Residential rental vacancies have hit their lowest levels since 2016 as the demand for rental property has surpassed supply amid declining home ownership due to high interest rates.
This is according to the TPN Credit Bureau Vacancy Survey Report Q12024 which measures the number of vacant full-title and sectional-title residential units.
Waldo Marcus, Industry Principal, TPN Credit Bureau said that people are renting as high interest rates continue to make ownership unattainable.
Marcus said that the trend towards renting instead of buying property will continue as interest rates remain high.
“Interest rates have remained at a 15-year high for six consecutive quarters which continues to place indebted consumers under pressure,” Marcus said.
Property market and economists had expected interest rates to start decreasing towards the second half of 2024, however, heightened uncertainty means that any interest rate cuts remain on hold.
Demand for rental properties
Nationally, 4.42% of rental properties were vacant in Q12024 which is lower in comparison to the 6.69% in the previous quarter. In 2016, the national average vacancy rate was 6.53%.
The TPN Rental Market Strength Index which measures perceived demand and supply within the rental market was at 59.66 points.
“When perceived demand equals supply, the market is at equilibrium at 50 points. The current rental market is 9.66 points above equilibrium due to higher demand than what is available within the rental market,” Marcus said.
This indicates optimistic sentiment within the residential rental market, given low vacancies and positive rental growth. The overall supply rating in Q12024 is at 57.54 points and demand is at 76.85 points.
The Rental Market Strength Index improved across all rental value bands in Q12024.
The R12,000 and R25,000 per month rental band had the highest index at 61.56 points, followed by the R3,000 and R4,500 band with a rental strength score at 59.43 points.
“The mid-level rental value bands recovered from the previous quarter’s drop when demand decreased, while supply remained strong, negatively impacting the strength index,” Marcus said.
Increased demand and balanced supply are reflected in the improved occupancy levels of all rental stock.

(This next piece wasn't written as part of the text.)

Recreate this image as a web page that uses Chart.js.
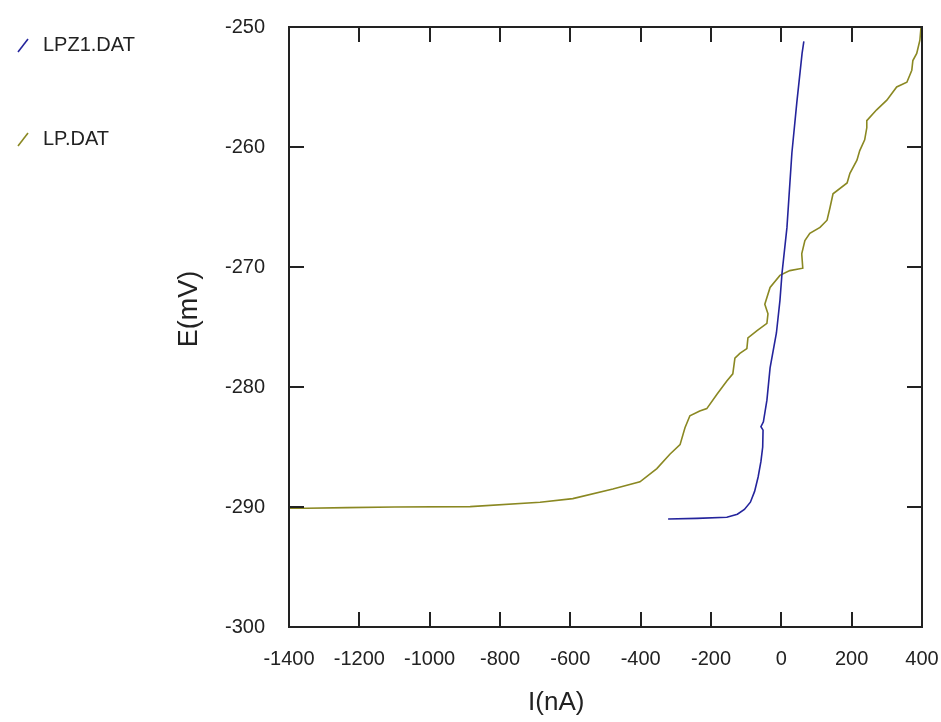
<!DOCTYPE html>
<html>
<head>
<meta charset="utf-8">
<script src="https://cdn.jsdelivr.net/npm/chart.js@4/dist/chart.umd.min.js"></script>
<style>
html,body{margin:0;padding:0;background:#fff;}
#wrap{position:relative;width:941px;height:722px;overflow:hidden;}
canvas{display:block;}
.leg{position:absolute;left:0;height:24px;line-height:24px;font:20px "Liberation Sans",Arial,sans-serif;color:#222;white-space:nowrap;}
.leg svg{position:absolute;left:16px;top:4px;}
.leg span{position:absolute;left:43px;top:0;}
</style>
</head>
<body>
<div id="wrap"><canvas id="c" width="941" height="722"></canvas><div id="legend"></div></div>
<script>
// ---- data ----
const seriesNames = ['LPZ1.DAT', 'LP.DAT'];
const seriesColors = ['#24249c', '#8a8822'];

const lpz1I = [-322, -240, -155, -125, -105, -88, -76, -66, -58, -53, -52, -58, -51, -41, -32, -14, -4, 2, 16, 30, 44, 59, 64];
const lpz1E = [-291.0, -290.95, -290.85, -290.6, -290.2, -289.6, -288.7, -287.5, -286.2, -285.0, -283.6, -283.3, -282.9, -281.1, -278.4, -275.5, -272.8, -270.5, -266.7, -260.5, -256.3, -252.2, -251.2];

const lpI = [-1400, -1350, -1235, -1100, -885, -686, -593, -479, -402, -354, -317, -288, -274, -260, -232, -212, -183, -155, -138, -132, -118, -98, -95, -69, -41, -38, -47, -32, -4, 24, 61, 58, 67, 81, 110, 130, 138, 147, 187, 195, 215, 223, 237, 243, 243, 271, 300, 328, 357, 371, 374, 385, 394, 397, 404];
const lpE = [-290.1, -290.1, -290.05, -290.0, -289.97, -289.6, -289.3, -288.5, -287.9, -286.8, -285.6, -284.8, -283.4, -282.4, -282.0, -281.8, -280.6, -279.5, -278.9, -277.6, -277.2, -276.8, -275.9, -275.3, -274.7, -273.9, -273.1, -271.7, -270.7, -270.3, -270.1, -268.9, -267.8, -267.2, -266.7, -266.1, -265.1, -263.9, -263.0, -262.2, -261.1, -260.3, -259.4, -258.4, -257.8, -256.9, -256.1, -255.0, -254.6, -253.6, -252.8, -252.2, -251.1, -250.1, -249.0];

const xTickValues = [-1400, -1200, -1000, -800, -600, -400, -200, 0, 200, 400];
const yTickValues = [-300, -290, -280, -270, -260, -250];
const xTitle = 'I(nA)';
const yTitle = 'E(mV)';
const xTitleAtValue = -640;   // x-axis title centre, in data units
const yTitleAtValue = -273.5; // y-axis title centre, in data units

// ---- chart ----
const FONT = '"Liberation Sans", Arial, sans-serif';
const INK = '#222';

function pts(xs, ys) { return xs.map((v, i) => ({ x: v, y: ys[i] })); }

const framePlugin = {
  id: 'frame',
  afterDatasetsDraw(chart) {
    const { ctx, chartArea: a, scales: { x, y } } = chart;
    const L = 15;
    ctx.save();
    ctx.strokeStyle = INK;
    ctx.lineWidth = 2;
    ctx.strokeRect(a.left, a.top, a.right - a.left, a.bottom - a.top);
    ctx.beginPath();
    x.ticks.forEach(t => {
      const p = Math.round(x.getPixelForValue(t.value));
      ctx.moveTo(p, a.bottom); ctx.lineTo(p, a.bottom - L);
      ctx.moveTo(p, a.top); ctx.lineTo(p, a.top + L);
    });
    y.ticks.forEach(t => {
      const p = Math.round(y.getPixelForValue(t.value));
      ctx.moveTo(a.left, p); ctx.lineTo(a.left + L, p);
      ctx.moveTo(a.right, p); ctx.lineTo(a.right - L, p);
    });
    ctx.stroke();
    // axis titles
    ctx.fillStyle = INK;
    ctx.textAlign = 'center';
    ctx.textBaseline = 'middle';
    ctx.font = '26px ' + FONT;
    ctx.fillText(xTitle, x.getPixelForValue(xTitleAtValue), x.bottom - 19);
    ctx.save();
    ctx.translate(y.left + 17, y.getPixelForValue(yTitleAtValue));
    ctx.rotate(-Math.PI / 2);
    ctx.font = '27px ' + FONT;
    ctx.fillText(yTitle, 0, 0);
    ctx.restore();
    ctx.restore();
  }
};

new Chart(document.getElementById('c'), {
  type: 'scatter',
  data: {
    datasets: [
      { label: seriesNames[0], data: pts(lpz1I, lpz1E), borderColor: seriesColors[0], backgroundColor: seriesColors[0] },
      { label: seriesNames[1], data: pts(lpI, lpE), borderColor: seriesColors[1], backgroundColor: seriesColors[1] }
    ].map(d => Object.assign(d, { showLine: true, pointRadius: 0, borderWidth: 1.6, tension: 0 }))
  },
  options: {
    responsive: false,
    animation: false,
    devicePixelRatio: 1,
    layout: { padding: { left: 173, right: 19, top: 27, bottom: 0 } },
    plugins: { legend: { display: false }, tooltip: { enabled: false } },
    scales: {
      x: {
        type: 'linear', min: xTickValues[0], max: xTickValues[xTickValues.length - 1],
        afterBuildTicks: s => { s.ticks = xTickValues.map(v => ({ value: v })); },
        afterFit: s => { s.height = 95; s.paddingLeft = 0; s.paddingRight = 0; },
        grid: { display: false },
        border: { display: false },
        ticks: { font: { family: FONT, size: 20 }, color: INK, padding: 12, maxRotation: 0, autoSkip: false, callback: v => String(v) },
        title: { display: false }
      },
      y: {
        type: 'linear', min: yTickValues[0], max: yTickValues[yTickValues.length - 1],
        afterBuildTicks: s => { s.ticks = yTickValues.map(v => ({ value: v })); },
        afterFit: s => { s.width = 116; s.paddingTop = 0; s.paddingBottom = 0; },
        grid: { display: false },
        border: { display: false },
        ticks: { font: { family: FONT, size: 20 }, color: INK, padding: 16, autoSkip: false, callback: v => String(v) },
        title: { display: false }
      }
    }
  },
  plugins: [framePlugin]
});

// ---- legend (HTML text) ----
const legendTops = [33, 127];
const legend = document.getElementById('legend');
seriesNames.forEach((name, i) => {
  const d = document.createElement('div');
  d.className = 'leg';
  d.style.top = legendTops[i] + 'px';
  d.innerHTML = '<svg width="14" height="16"><line x1="2" y1="15" x2="12" y2="2" stroke="' + seriesColors[i] + '" stroke-width="1.6"/></svg><span></span>';
  d.querySelector('span').textContent = name;
  legend.appendChild(d);
});
</script>
</body>
</html>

Marcus said: “The most noticeable vacancy decrease is within the rental value bands of R3,000 or less a month and R4,500 to R7,000.”
“Vacancies in the rental value band of less than R3,000 per month decreased from 8.46% in the Q42023 to 4.51% in the first quarter of 2024, with demand improving while supply remained stable.”
Reduced vacancies in the R4,500 to R7,000 rental price bracket, he adds, are due to increased demand and a decrease in supply. Vacancies were reduced in this bracket from 8.17% in the fourth quarter of 2023 to 4.92% in the first quarter of 2024.
Province by province
The vacancy rate in the Eastern Cape decreased to 3.54% in Q12024. Improved occupancy is due to higher demand in the province.
The percentage of Eastern Cape households that live in rental properties is the lowest of all provinces, with 12.7% relying on rented accommodation.
KwaZulu-Natal has a total of 17.3% of households paying rent. Improved demand and a decrease in supply resulted in vacancies in the province decreasing from 10.5% to 6.41% between the Q42023 and the Q12024.
The Western Cape continues to boast the lowest number of vacant rental units in SA at 1.51%. Rental demand increased from 85 points in 2023 to 90 points in 2024. A total of 27.8% of households rent.
While lower residential rental vacancies are good for property owners and investors, Marcus warns that investors should be cautious as strained household budgets could result in tenants defaulting on their rentals.